While I don’t usually advocate using cash, largely because you miss out on some of the significant rewards available through credit cards, if your someone who has any degree of difficulty managing your spending, cash is the way to go. If you have your spending well in check, than it’s much more worthwhile to take advantage of the many incentives and rewards available through credit cards.
When it comes to spending, I like implementing allowances in tandem with using a credit card. Doing so allows you to take advantage of the reward structures that credit cards offer, while still providing yourself a clear limit and accountability measure for your spending.
When we originally bought our home, we set up a hybrid style of joint finances. We both had an individual account, an individual credit card, several joint accounts and a joint credit card. We structured our monthly budget by calculating our monthly expenses and savings target, and contributed equally to those amounts.

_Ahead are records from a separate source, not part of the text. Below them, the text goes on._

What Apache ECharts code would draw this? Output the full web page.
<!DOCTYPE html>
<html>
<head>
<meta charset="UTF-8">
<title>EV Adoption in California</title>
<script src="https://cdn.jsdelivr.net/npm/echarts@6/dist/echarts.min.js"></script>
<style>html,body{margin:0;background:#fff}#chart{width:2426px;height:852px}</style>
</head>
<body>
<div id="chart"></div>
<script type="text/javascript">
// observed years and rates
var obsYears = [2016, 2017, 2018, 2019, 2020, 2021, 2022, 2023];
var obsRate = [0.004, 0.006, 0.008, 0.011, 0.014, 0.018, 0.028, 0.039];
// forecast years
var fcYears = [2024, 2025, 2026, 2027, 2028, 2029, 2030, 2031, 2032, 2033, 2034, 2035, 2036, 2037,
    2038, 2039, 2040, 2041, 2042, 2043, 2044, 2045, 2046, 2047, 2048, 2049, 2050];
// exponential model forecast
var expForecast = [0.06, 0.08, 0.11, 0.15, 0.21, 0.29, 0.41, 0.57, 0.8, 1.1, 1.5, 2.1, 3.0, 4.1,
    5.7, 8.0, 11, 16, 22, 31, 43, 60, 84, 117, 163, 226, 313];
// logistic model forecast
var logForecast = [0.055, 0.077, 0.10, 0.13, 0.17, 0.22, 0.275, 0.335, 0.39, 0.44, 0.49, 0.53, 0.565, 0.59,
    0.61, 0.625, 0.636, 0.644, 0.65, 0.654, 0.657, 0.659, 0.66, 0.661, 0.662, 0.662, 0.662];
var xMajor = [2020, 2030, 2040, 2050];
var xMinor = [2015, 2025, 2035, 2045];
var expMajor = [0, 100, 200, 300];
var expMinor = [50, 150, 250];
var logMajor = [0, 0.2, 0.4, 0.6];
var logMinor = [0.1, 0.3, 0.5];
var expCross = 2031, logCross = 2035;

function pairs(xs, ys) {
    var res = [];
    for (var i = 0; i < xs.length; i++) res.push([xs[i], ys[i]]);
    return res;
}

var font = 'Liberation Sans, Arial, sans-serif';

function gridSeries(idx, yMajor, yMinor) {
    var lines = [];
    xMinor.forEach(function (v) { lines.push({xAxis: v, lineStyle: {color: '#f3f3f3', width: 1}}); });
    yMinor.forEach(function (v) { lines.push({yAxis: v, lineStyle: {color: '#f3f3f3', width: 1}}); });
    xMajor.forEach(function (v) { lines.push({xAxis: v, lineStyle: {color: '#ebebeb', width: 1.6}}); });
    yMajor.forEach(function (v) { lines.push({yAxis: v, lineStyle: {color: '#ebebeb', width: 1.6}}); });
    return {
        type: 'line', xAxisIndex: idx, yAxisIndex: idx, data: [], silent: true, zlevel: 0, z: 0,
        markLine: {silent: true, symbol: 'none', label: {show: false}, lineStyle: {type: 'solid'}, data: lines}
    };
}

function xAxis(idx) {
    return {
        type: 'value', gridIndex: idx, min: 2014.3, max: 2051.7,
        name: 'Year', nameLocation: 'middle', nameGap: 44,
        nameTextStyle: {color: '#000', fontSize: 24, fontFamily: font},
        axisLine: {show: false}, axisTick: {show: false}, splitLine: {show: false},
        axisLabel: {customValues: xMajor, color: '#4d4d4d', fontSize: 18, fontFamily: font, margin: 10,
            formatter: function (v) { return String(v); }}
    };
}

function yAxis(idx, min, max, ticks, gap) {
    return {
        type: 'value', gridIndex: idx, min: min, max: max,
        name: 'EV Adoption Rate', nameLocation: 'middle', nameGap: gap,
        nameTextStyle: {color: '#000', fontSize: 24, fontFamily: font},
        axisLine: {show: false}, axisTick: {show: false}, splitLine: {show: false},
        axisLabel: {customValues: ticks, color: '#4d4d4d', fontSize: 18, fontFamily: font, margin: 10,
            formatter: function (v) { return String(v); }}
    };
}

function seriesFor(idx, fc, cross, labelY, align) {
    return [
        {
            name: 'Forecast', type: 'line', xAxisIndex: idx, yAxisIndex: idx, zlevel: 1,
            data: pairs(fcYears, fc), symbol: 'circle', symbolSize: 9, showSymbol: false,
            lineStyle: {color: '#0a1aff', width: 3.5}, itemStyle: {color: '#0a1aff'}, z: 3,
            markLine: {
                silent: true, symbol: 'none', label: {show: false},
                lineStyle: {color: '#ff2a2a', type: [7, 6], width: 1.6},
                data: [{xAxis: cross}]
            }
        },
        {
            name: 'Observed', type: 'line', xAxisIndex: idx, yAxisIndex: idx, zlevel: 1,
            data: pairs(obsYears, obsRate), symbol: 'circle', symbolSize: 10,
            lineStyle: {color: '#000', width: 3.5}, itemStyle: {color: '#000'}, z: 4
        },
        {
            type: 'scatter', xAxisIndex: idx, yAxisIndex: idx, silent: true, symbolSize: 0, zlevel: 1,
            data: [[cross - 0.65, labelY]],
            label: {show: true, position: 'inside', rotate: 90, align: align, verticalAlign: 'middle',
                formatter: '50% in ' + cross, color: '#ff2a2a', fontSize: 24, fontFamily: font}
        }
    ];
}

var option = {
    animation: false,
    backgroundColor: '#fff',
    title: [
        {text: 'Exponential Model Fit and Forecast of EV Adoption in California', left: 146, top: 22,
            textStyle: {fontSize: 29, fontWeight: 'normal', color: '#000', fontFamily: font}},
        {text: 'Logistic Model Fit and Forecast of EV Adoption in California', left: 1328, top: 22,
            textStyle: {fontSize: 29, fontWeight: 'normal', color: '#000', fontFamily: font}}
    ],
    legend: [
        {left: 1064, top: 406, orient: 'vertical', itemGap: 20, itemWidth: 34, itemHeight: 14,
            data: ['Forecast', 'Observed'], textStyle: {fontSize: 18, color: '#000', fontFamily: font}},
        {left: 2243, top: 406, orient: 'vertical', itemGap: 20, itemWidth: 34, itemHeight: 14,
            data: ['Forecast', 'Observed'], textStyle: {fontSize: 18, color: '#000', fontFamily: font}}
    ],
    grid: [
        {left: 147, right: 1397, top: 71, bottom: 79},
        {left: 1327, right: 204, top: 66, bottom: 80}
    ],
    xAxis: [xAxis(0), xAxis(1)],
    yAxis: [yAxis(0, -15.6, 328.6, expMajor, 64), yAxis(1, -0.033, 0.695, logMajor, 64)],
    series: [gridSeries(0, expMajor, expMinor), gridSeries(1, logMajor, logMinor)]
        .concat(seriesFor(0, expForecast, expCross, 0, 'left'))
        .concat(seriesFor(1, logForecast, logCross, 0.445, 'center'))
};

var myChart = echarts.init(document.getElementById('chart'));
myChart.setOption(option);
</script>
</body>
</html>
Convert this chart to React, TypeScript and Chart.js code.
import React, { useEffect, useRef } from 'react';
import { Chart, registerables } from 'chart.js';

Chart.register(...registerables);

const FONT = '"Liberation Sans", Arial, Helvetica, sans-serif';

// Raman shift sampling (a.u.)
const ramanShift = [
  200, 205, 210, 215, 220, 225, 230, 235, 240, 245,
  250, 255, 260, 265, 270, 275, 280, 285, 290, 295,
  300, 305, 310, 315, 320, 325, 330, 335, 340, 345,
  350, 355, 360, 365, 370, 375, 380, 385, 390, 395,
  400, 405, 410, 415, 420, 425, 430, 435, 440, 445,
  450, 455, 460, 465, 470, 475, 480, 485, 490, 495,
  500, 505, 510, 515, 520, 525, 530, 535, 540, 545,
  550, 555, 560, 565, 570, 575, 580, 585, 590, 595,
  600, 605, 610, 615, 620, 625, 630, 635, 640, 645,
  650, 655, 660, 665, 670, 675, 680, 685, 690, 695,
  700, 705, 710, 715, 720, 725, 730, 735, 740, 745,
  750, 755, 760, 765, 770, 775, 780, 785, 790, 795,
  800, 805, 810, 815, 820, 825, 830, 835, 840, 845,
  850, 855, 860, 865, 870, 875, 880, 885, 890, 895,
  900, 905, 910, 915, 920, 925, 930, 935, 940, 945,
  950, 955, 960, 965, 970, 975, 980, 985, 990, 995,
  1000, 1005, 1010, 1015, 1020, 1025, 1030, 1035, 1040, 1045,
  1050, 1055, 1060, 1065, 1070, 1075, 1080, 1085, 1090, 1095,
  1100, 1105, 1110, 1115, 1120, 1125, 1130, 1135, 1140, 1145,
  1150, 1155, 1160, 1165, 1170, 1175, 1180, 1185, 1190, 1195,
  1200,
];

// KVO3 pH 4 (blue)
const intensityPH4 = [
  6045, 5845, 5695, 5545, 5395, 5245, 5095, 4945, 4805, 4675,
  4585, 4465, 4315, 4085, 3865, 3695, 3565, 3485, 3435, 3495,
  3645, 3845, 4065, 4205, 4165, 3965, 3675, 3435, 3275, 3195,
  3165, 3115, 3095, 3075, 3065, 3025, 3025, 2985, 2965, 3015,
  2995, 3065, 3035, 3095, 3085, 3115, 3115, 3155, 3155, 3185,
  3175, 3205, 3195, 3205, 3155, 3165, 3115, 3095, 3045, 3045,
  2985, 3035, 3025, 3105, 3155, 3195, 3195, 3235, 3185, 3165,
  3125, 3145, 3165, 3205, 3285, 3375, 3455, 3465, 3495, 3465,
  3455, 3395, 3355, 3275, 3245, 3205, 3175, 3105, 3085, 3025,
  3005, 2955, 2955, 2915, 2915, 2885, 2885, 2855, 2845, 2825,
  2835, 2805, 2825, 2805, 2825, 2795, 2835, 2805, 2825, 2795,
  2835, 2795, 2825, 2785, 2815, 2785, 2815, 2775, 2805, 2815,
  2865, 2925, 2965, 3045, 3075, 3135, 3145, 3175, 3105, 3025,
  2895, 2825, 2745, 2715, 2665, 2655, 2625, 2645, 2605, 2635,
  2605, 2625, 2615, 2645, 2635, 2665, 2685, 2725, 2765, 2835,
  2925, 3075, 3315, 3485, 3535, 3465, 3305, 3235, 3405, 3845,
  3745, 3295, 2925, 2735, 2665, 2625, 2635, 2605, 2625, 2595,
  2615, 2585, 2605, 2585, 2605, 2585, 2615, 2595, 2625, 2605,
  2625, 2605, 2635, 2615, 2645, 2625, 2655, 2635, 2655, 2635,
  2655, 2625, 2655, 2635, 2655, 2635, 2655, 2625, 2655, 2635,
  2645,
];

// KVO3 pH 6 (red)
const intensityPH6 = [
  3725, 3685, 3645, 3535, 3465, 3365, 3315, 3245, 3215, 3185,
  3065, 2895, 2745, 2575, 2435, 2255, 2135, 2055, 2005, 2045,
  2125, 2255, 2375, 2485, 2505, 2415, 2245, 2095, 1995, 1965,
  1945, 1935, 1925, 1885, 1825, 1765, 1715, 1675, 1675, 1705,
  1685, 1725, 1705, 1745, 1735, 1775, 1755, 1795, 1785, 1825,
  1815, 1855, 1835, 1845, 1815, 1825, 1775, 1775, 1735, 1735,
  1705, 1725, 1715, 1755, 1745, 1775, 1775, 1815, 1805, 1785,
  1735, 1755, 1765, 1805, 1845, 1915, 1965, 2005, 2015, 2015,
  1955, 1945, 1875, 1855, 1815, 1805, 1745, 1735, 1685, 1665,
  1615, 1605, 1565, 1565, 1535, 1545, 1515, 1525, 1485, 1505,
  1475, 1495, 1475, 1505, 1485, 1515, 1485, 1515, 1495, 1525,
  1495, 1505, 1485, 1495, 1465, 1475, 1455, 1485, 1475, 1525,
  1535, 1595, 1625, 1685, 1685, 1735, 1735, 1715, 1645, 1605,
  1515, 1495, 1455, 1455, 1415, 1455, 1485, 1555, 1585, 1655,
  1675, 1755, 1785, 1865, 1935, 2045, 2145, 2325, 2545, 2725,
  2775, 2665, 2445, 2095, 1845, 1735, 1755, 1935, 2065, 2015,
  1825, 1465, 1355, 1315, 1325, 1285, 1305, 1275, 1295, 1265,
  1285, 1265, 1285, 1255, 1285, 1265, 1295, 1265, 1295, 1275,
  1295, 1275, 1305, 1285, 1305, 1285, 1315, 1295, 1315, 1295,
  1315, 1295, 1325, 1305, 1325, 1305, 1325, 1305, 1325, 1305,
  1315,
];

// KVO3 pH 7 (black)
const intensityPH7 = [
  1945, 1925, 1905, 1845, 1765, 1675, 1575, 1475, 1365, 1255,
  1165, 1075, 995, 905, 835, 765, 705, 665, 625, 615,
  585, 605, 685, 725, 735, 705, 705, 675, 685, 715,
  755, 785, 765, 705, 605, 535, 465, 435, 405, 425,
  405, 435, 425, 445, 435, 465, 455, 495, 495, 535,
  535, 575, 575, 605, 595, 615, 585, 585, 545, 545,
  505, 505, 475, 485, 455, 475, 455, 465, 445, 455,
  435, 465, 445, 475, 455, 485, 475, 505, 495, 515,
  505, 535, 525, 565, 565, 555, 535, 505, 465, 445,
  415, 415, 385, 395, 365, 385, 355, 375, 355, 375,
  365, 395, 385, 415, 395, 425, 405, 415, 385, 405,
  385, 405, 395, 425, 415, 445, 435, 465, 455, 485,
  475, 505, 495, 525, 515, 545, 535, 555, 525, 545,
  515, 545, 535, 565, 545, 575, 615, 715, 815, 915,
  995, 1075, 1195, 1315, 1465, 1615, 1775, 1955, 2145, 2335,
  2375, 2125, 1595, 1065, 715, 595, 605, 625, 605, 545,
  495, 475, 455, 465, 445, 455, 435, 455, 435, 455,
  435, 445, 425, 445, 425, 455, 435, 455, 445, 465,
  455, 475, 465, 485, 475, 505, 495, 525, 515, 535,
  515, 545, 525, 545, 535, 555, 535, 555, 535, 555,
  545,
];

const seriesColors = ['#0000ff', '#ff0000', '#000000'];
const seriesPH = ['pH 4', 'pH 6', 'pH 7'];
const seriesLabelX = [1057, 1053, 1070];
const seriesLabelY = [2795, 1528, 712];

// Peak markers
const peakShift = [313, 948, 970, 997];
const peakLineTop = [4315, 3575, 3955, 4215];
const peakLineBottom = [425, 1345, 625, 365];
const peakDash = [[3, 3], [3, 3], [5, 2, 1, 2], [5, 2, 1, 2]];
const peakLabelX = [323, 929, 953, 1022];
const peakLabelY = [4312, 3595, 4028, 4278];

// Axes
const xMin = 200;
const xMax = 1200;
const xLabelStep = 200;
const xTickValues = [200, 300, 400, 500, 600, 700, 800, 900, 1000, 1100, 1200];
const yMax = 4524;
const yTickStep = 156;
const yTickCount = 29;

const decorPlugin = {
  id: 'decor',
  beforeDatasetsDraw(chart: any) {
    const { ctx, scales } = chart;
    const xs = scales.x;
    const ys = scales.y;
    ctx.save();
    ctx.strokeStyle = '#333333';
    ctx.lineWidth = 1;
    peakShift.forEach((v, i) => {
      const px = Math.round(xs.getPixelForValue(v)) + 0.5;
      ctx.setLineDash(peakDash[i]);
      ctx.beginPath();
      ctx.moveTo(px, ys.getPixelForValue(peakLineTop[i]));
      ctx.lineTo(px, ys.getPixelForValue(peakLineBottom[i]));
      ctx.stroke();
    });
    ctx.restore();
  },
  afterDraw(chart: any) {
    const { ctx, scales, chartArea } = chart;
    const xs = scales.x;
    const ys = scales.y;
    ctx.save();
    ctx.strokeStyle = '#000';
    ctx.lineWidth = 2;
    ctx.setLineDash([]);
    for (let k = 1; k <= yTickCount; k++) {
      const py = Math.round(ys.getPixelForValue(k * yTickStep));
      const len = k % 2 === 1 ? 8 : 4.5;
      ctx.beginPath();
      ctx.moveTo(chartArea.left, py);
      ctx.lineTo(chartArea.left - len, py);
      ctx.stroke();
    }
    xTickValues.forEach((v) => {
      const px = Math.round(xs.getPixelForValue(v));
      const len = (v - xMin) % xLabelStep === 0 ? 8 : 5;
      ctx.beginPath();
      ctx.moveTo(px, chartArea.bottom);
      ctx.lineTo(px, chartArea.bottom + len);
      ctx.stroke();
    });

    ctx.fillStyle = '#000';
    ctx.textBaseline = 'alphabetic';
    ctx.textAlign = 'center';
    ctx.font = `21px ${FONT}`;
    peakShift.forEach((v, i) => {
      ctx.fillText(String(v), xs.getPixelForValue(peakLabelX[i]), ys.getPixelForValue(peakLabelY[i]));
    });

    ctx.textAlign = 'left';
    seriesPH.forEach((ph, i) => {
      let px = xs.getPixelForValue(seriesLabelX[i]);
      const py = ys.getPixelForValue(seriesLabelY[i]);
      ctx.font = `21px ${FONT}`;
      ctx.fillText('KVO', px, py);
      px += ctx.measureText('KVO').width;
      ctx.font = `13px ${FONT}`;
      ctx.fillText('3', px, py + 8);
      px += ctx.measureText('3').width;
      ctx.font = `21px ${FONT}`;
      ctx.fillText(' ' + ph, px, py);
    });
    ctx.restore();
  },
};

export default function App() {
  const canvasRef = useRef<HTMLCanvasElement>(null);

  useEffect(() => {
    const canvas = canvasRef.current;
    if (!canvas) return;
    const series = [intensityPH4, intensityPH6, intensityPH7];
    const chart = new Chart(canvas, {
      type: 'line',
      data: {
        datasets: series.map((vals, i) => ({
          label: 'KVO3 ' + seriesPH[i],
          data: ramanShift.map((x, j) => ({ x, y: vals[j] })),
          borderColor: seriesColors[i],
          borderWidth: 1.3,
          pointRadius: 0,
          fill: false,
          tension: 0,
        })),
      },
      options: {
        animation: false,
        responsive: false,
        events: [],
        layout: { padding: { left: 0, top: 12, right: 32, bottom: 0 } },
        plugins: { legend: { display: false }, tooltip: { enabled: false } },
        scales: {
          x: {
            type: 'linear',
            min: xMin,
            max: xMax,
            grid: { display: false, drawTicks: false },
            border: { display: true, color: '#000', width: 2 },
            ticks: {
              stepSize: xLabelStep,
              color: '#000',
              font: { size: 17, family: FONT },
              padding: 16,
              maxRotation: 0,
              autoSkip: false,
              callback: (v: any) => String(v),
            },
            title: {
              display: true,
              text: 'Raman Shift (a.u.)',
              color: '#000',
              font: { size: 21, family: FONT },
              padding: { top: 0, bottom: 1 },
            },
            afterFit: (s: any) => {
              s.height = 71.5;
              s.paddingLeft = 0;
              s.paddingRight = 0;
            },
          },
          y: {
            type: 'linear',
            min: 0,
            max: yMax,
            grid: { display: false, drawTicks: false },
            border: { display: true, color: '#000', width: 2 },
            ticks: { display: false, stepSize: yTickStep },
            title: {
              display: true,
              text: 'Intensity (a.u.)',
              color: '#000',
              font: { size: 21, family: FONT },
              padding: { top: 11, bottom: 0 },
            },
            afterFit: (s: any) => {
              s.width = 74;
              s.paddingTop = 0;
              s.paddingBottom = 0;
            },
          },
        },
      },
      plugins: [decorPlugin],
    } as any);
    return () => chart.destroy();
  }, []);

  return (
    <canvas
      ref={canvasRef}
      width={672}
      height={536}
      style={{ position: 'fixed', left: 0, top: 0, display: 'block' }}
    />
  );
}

Any of our base income left over after having made these contributions remained in our individual accounts as our personal allowance. We could each do whatever we chose to do with that money (within reason of course!). We were both paid nearly the same salary, so it made sense to contribute to things equally, and resulted in us both being left with the same amount of spending money at the end of the day.
We would pay for all of our “needs” like groceries, gas, utilities, and some general “wants” like social outings we did together, movies, dinners, from our joint account. But individual “wants” like buying new clothes, or buying lunch at work when one of us didn’t feel like packing leftovers, those expenses came from our individual accounts.
This approach worked well for us in a number of ways. To this day Mike and I have never once had an argument about finances. I attribute that in large part to having these individual allowances, accompanied by the fact that we communicate often and clearly about our financial goals.
It’s incredibly hard to match spending styles, and different views and opinions on spending can easily lead to arguments over purchase decisions. If finances are entirely joint, and neither party has their own money which they have sole discretion over, it’s really easy for resentment and annoyance to build over small purchases. I tend to buy clothing a lot more often than Mike does, but by having my allowance I never felt like Mike was going to judge me or be angry about what I chose to spend my money on. That small allowance was my own money to do with what I pleased, I was accountable only to myself, and therefore I made my purchases guilt free and without concern of any reprisal or annoyance from Mike. Similarly Mike often liked to buy lunch at work, rather than packing leftovers. If those lunch expenses had been coming out of our joint account it would have been easy for me to become annoyed that Mike was often eating out, while I was packing a brown bag. Instead, because we both had our allowances, those small individual choices that could have generated conflict had zero impact on each other.
This approach also forced us to budget not only as a couple for our joint expenses, but on a much smaller scale as individuals. If I wanted to buy a designer clothing item, then I needed to plan for that and save my allowance accordingly. It provided each of us a little play money to enjoy some smaller luxuries of our choice, but the flexibility to save strategically if we wanted a bigger item.
As we became more aggressive about finding ways to decrease our expenses, and more comfortable living a simplified life, we have steadily scaled back the amount of our allowances, but we will always maintain some amount of individual spending money.
As a couple this approach can provide the best of both worlds when trying to decide between a joint or separate finance structure. Even if you don’t make the same salary, a percentage approach proportionate to your income can work well and leave both people with similar cash available for spending.
If one of you is working while the other is staying at home, I would be even stronger in my recommendation to try this approach. When someone isn’t being paid to go to work, but has instead taken over the role of homemaker or is caring for the kids, it is incredibly important for that person to have some discretionary cash they feel they can spend as they choose. Even if your allowances are small, setting aside something for this purpose can be very empowering.
If you are single, employing an allowance approach is still worthwhile, in that it can provide some clear limits to the “wants” category of spending, and help keep you accountable to your financial goals.
I said this earlier in the post, but it’s worth repeating. If you are your partner has difficulty managing spending, or being accountable only to themselves for their spending, do not use credit cards. In those cases I would highly recommend a cash only allowance.
Whatever your life situation, a spending allowance should be a key part of your financial planning. It’s a simple concept that is so often used to teach kids how to manage money, but is viewed as something that you grow out of as an adult. While the concept may be simple, it’s value doesn’t disappear when we turn a certain age. Setting financial restraints for ourselves and holding ourselves accountable to those restraints is a concept worth retaining and implementing, even for the most disciplined of Freedom Seekers.